Source code of charts:
=-=-=
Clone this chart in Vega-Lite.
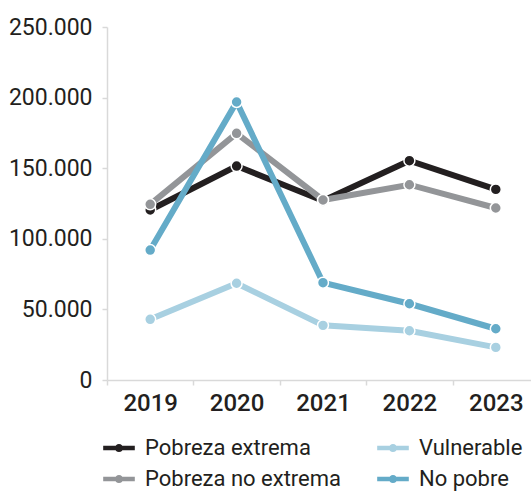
{
  "$schema": "https://vega.github.io/schema/vega-lite/v6.json",
  "autosize": {"type": "none"},
  "padding": {"left": 107, "top": 27, "right": 0, "bottom": 116},
  "width": 432,
  "height": 353,
  "config": {
    "view": {"stroke": null},
    "font": "Roboto",
    "axis": {"labelFont": "Roboto", "labelColor": "#231f20", "domainColor": "#d9d9d9", "tickColor": "#d9d9d9", "domainWidth": 1.5, "tickWidth": 1.5, "grid": false, "title": null}
  },
  "data": {
    "values": [
      {"year": "2019", "group": "Pobreza extrema", "value": 120400},
      {"year": "2020", "group": "Pobreza extrema", "value": 151500},
      {"year": "2021", "group": "Pobreza extrema", "value": 127000},
      {"year": "2022", "group": "Pobreza extrema", "value": 155300},
      {"year": "2023", "group": "Pobreza extrema", "value": 135000},
      {"year": "2019", "group": "Pobreza no extrema", "value": 124400},
      {"year": "2020", "group": "Pobreza no extrema", "value": 174700},
      {"year": "2021", "group": "Pobreza no extrema", "value": 127500},
      {"year": "2022", "group": "Pobreza no extrema", "value": 138300},
      {"year": "2023", "group": "Pobreza no extrema", "value": 121800},
      {"year": "2019", "group": "Vulnerable", "value": 43000},
      {"year": "2020", "group": "Vulnerable", "value": 68500},
      {"year": "2021", "group": "Vulnerable", "value": 38700},
      {"year": "2022", "group": "Vulnerable", "value": 34900},
      {"year": "2023", "group": "Vulnerable", "value": 23100},
      {"year": "2019", "group": "No pobre", "value": 92000},
      {"year": "2020", "group": "No pobre", "value": 196900},
      {"year": "2021", "group": "No pobre", "value": 68900},
      {"year": "2022", "group": "No pobre", "value": 54000},
      {"year": "2023", "group": "No pobre", "value": 36300}
    ]
  },
  "mark": {"type": "line", "strokeWidth": 6, "point": {"filled": true, "size": 120, "stroke": "white", "strokeWidth": 1.5}},
  "encoding": {
    "x": {
      "field": "year", "type": "ordinal",
      "scale": {"type": "band", "paddingInner": 0, "paddingOuter": 0},
      "axis": {"labelAngle": 0, "labelFontSize": 24, "labelFontWeight": 500, "tickBand": "extent", "tickSize": 5, "labelPadding": 6}
    },
    "y": {
      "field": "value", "type": "quantitative",
      "scale": {"domain": [0, 250000], "nice": false},
      "axis": {"values": [0, 50000, 100000, 150000, 200000, 250000], "labelExpr": "replace(format(datum.value, ','), ',', '.')", "labelFontSize": 23, "tickSize": 5, "labelPadding": 10}
    },
    "color": {
      "field": "group", "type": "nominal",
      "scale": {"domain": ["Pobreza extrema", "Pobreza no extrema", "Vulnerable", "No pobre"], "range": ["#231f20", "#939598", "#a8d0e1", "#64abc8"]},
      "legend": {
        "orient": "none", "legendX": -4, "legendY": 405, "columns": 2, "columnPadding": 35, "rowPadding": 4,
        "title": null,
        "symbolType": "M-1,-0.15L1,-0.15L1,0.15L-1,0.15Z M-0.26,0 A0.26,0.26 0 1,1 0.26,0 A0.26,0.26 0 1,1 -0.26,0Z",
        "symbolSize": 1000, "symbolStrokeWidth": 0,
        "labelFont": "Roboto", "labelFontSize": 22, "labelColor": "#231f20", "labelOffset": 10, "labelLimit": 400,
        "encode": {"symbols": {"update": {"fill": {"scale": "color", "field": "value"}, "opacity": {"value": 1}}}}
      }
    }
  }
}
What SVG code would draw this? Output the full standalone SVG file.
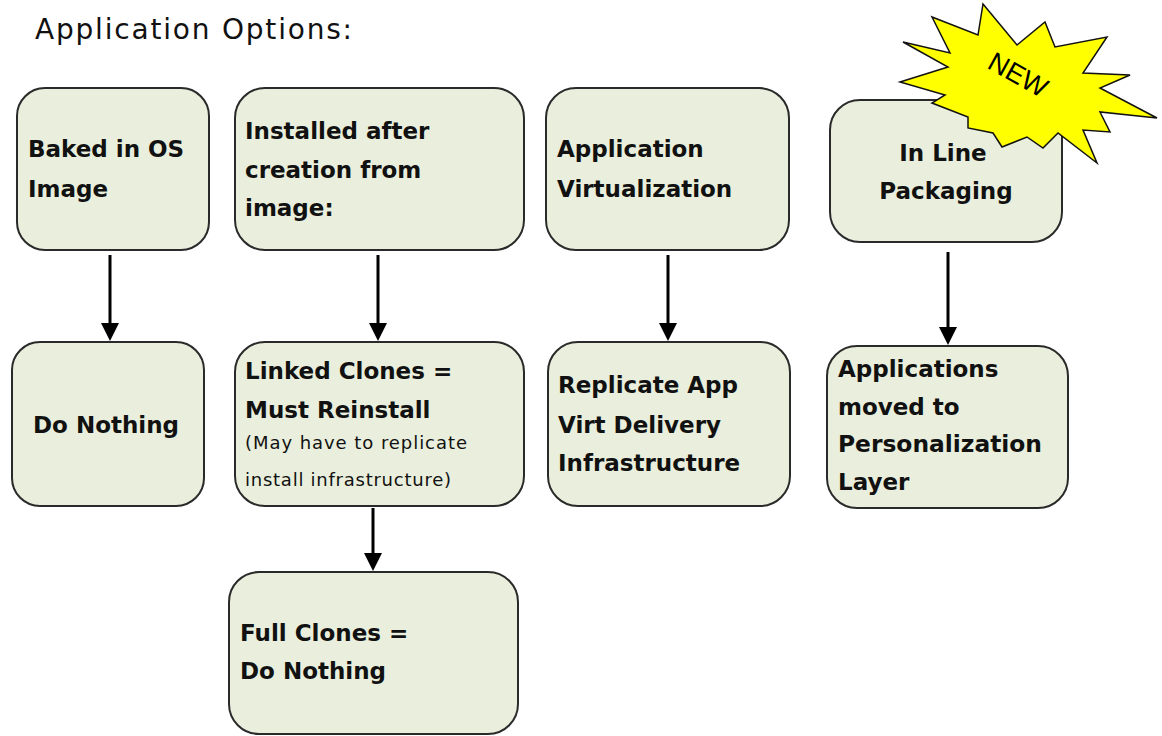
=-=-=
=== Your objective ===
Skip every picture and transcribe the data above exactly.

=== Expected answer ===
Clone this chart in Vega-Lite.
{
  "$schema": "https://vega.github.io/schema/vega-lite/v6.json",
  "autosize": {"type": "none"},
  "padding": {"left": 107, "top": 27, "right": 0, "bottom": 116},
  "width": 432,
  "height": 353,
  "config": {
    "view": {"stroke": null},
    "font": "Roboto",
    "axis": {"labelFont": "Roboto", "labelColor": "#231f20", "domainColor": "#d9d9d9", "tickColor": "#d9d9d9", "domainWidth": 1.5, "tickWidth": 1.5, "grid": false, "title": null}
  },
  "data": {
    "values": [
      {"year": "2019", "group": "Pobreza extrema", "value": 120400},
      {"year": "2020", "group": "Pobreza extrema", "value": 151500},
      {"year": "2021", "group": "Pobreza extrema", "value": 127000},
      {"year": "2022", "group": "Pobreza extrema", "value": 155300},
      {"year": "2023", "group": "Pobreza extrema", "value": 135000},
      {"year": "2019", "group": "Pobreza no extrema", "value": 124400},
      {"year": "2020", "group": "Pobreza no extrema", "value": 174700},
      {"year": "2021", "group": "Pobreza no extrema", "value": 127500},
      {"year": "2022", "group": "Pobreza no extrema", "value": 138300},
      {"year": "2023", "group": "Pobreza no extrema", "value": 121800},
      {"year": "2019", "group": "Vulnerable", "value": 43000},
      {"year": "2020", "group": "Vulnerable", "value": 68500},
      {"year": "2021", "group": "Vulnerable", "value": 38700},
      {"year": "2022", "group": "Vulnerable", "value": 34900},
      {"year": "2023", "group": "Vulnerable", "value": 23100},
      {"year": "2019", "group": "No pobre", "value": 92000},
      {"year": "2020", "group": "No pobre", "value": 196900},
      {"year": "2021", "group": "No pobre", "value": 68900},
      {"year": "2022", "group": "No pobre", "value": 54000},
      {"year": "2023", "group": "No pobre", "value": 36300}
    ]
  },
  "mark": {"type": "line", "strokeWidth": 6, "point": {"filled": true, "size": 120, "stroke": "white", "strokeWidth": 1.5}},
  "encoding": {
    "x": {
      "field": "year", "type": "ordinal",
      "scale": {"type": "band", "paddingInner": 0, "paddingOuter": 0},
      "axis": {"labelAngle": 0, "labelFontSize": 24, "labelFontWeight": 500, "tickBand": "extent", "tickSize": 5, "labelPadding": 6}
    },
    "y": {
      "field": "value", "type": "quantitative",
      "scale": {"domain": [0, 250000], "nice": false},
      "axis": {"values": [0, 50000, 100000, 150000, 200000, 250000], "labelExpr": "replace(format(datum.value, ','), ',', '.')", "labelFontSize": 23, "tickSize": 5, "labelPadding": 10}
    },
    "color": {
      "field": "group", "type": "nominal",
      "scale": {"domain": ["Pobreza extrema", "Pobreza no extrema", "Vulnerable", "No pobre"], "range": ["#231f20", "#939598", "#a8d0e1", "#64abc8"]},
      "legend": {
        "orient": "none", "legendX": -4, "legendY": 405, "columns": 2, "columnPadding": 35, "rowPadding": 4,
        "title": null,
        "symbolType": "M-1,-0.15L1,-0.15L1,0.15L-1,0.15Z M-0.26,0 A0.26,0.26 0 1,1 0.26,0 A0.26,0.26 0 1,1 -0.26,0Z",
        "symbolSize": 1000, "symbolStrokeWidth": 0,
        "labelFont": "Roboto", "labelFontSize": 22, "labelColor": "#231f20", "labelOffset": 10, "labelLimit": 400,
        "encode": {"symbols": {"update": {"fill": {"scale": "color", "field": "value"}, "opacity": {"value": 1}}}}
      }
    }
  }
}
What SVG code would draw this? Output the full standalone SVG file.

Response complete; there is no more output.